Investment framing for Spotify

Thesis in one line: Spotify is shifting from a pure-play scale story to a compounding cash generator with improving unit economics and a credible path to mid-30s gross margins. The near-term stock setup hinges more on margin cadence than headline MAUs—watch the quarterly GM prints and ad trajectory versus guidance.

Key KPIs to monitor in 2026

  • Gross margin vs. 32.8% Q1 guide
  • Net Premium adds and conversion rate from ad-supported
  • Ad-supported revenue growth vs. MAU growth
  • Audiobooks attach rate and contribution margin
  • FCF and any capital return steps (buybacks/dividends)

FAQ

Did Spotify beat on profitability?
Yes—Q4 GM of 33.1% and €701M operating income were ahead of expectations, signaling the cost reset is holding.

Why wasn’t revenue growth higher?
FX shaved ~580 bps from the growth rate; on a constant-currency basis, Q4 revenue rose 13% y/y versus 7% reported.

What’s the guidance for Q1 2026?
Spotify’S management targets ~759M MAUs, ~293M Premium subscribers, ~€4.5B revenue, and ~32.8% gross margin.

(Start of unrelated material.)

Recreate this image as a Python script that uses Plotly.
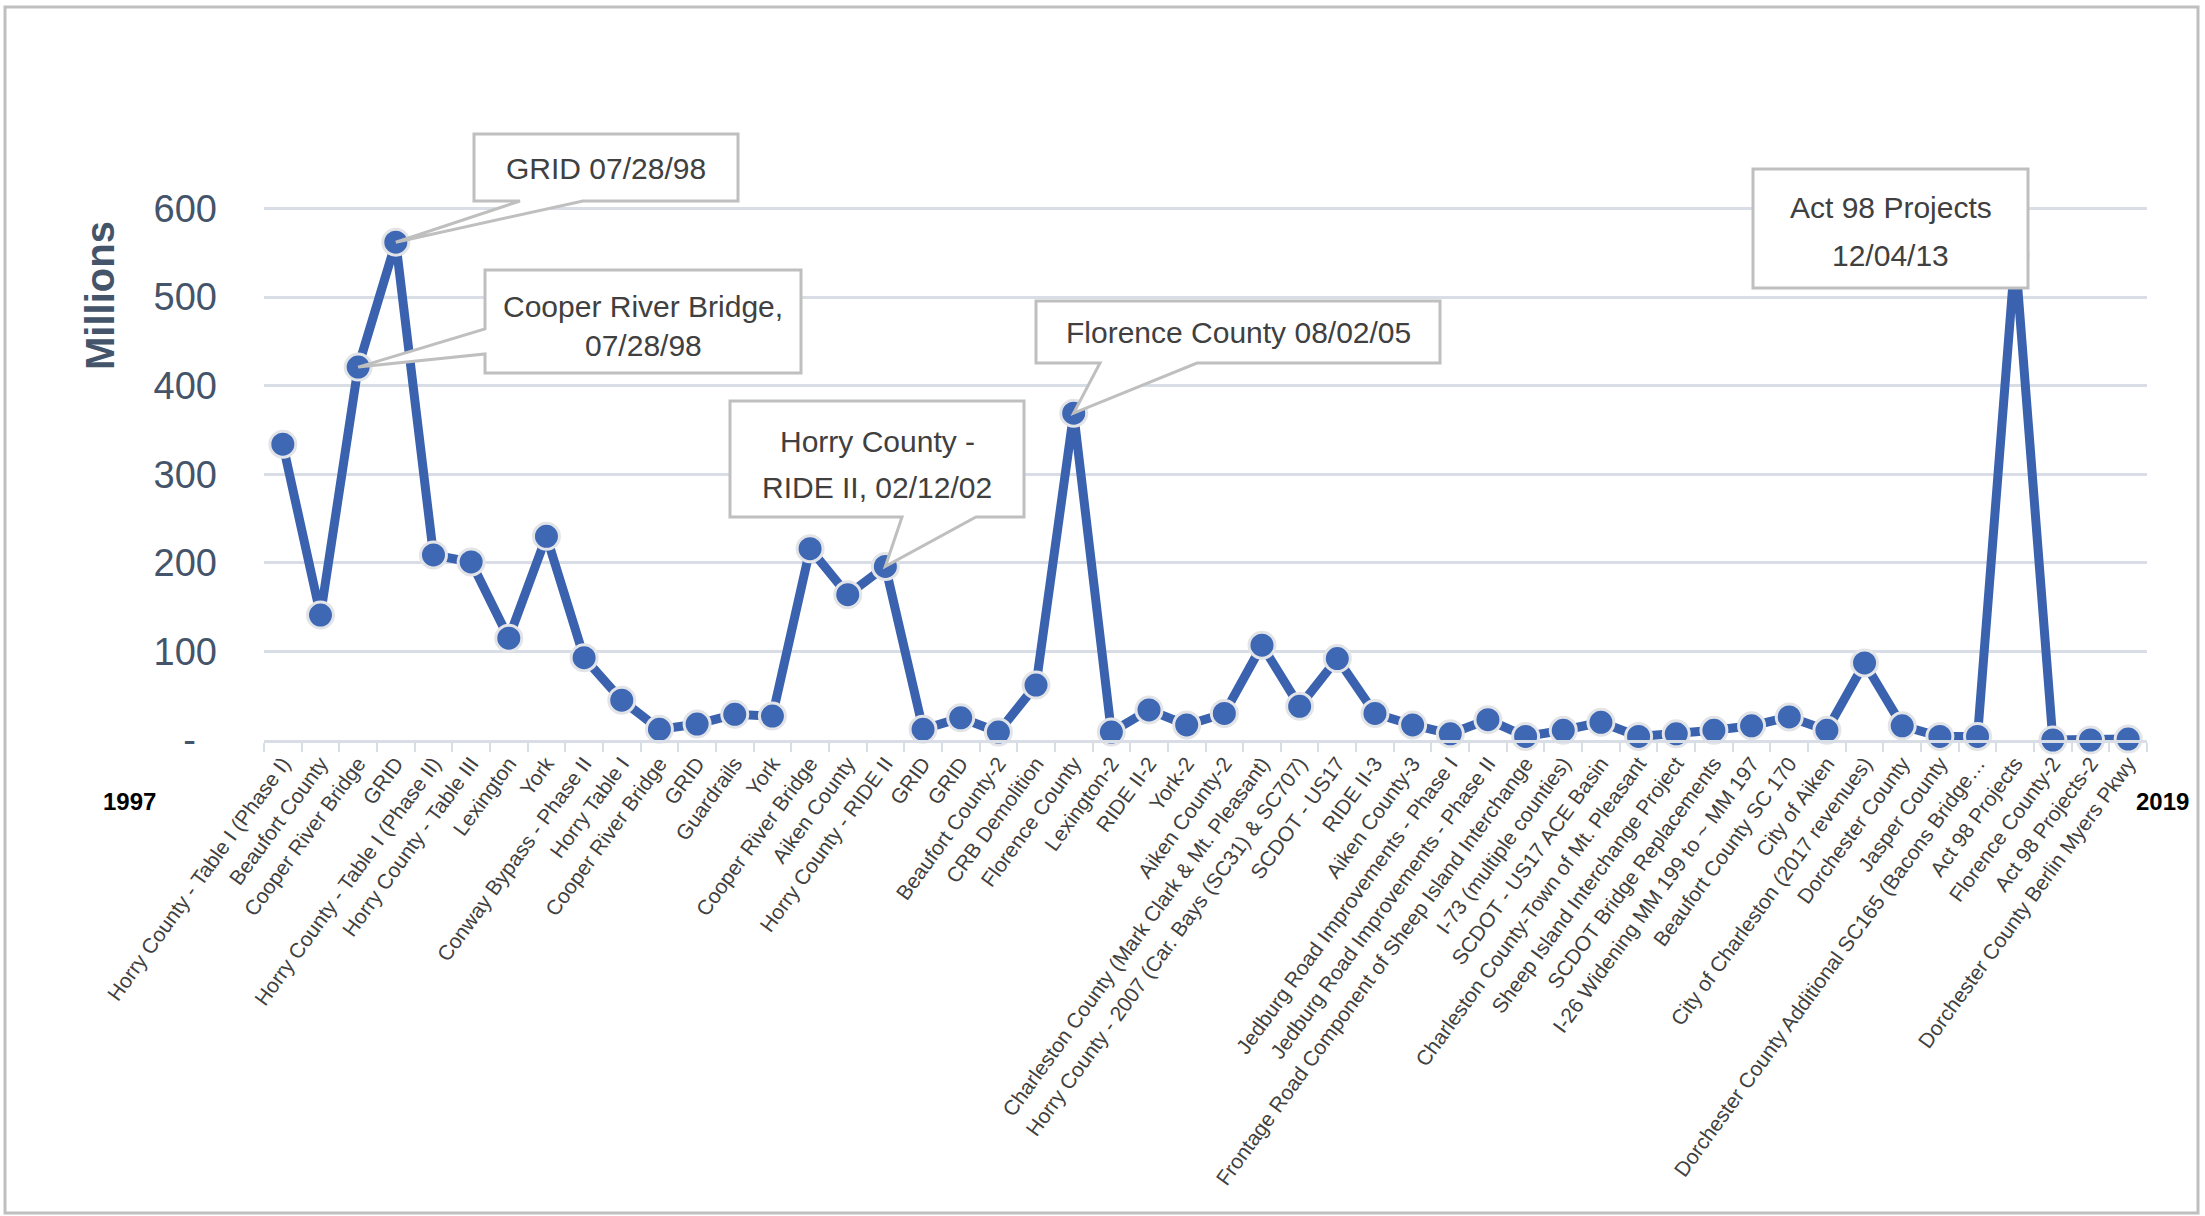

Who’s steering Spotify’s plan?
CEO Daniel Ek and the leadership team continue to emphasize product velocity and disciplined opex as the drivers of margin expansion. (Leadership commentary summarized across earnings materials.)


Disclaimer

This article is for informational purposes only and does not constitute investment advice, an offer, or a solicitation to buy or sell any security. Investing involves risks, including the possible loss of principal. Always conduct your own research or consult a qualified financial advisor before making investment decisions.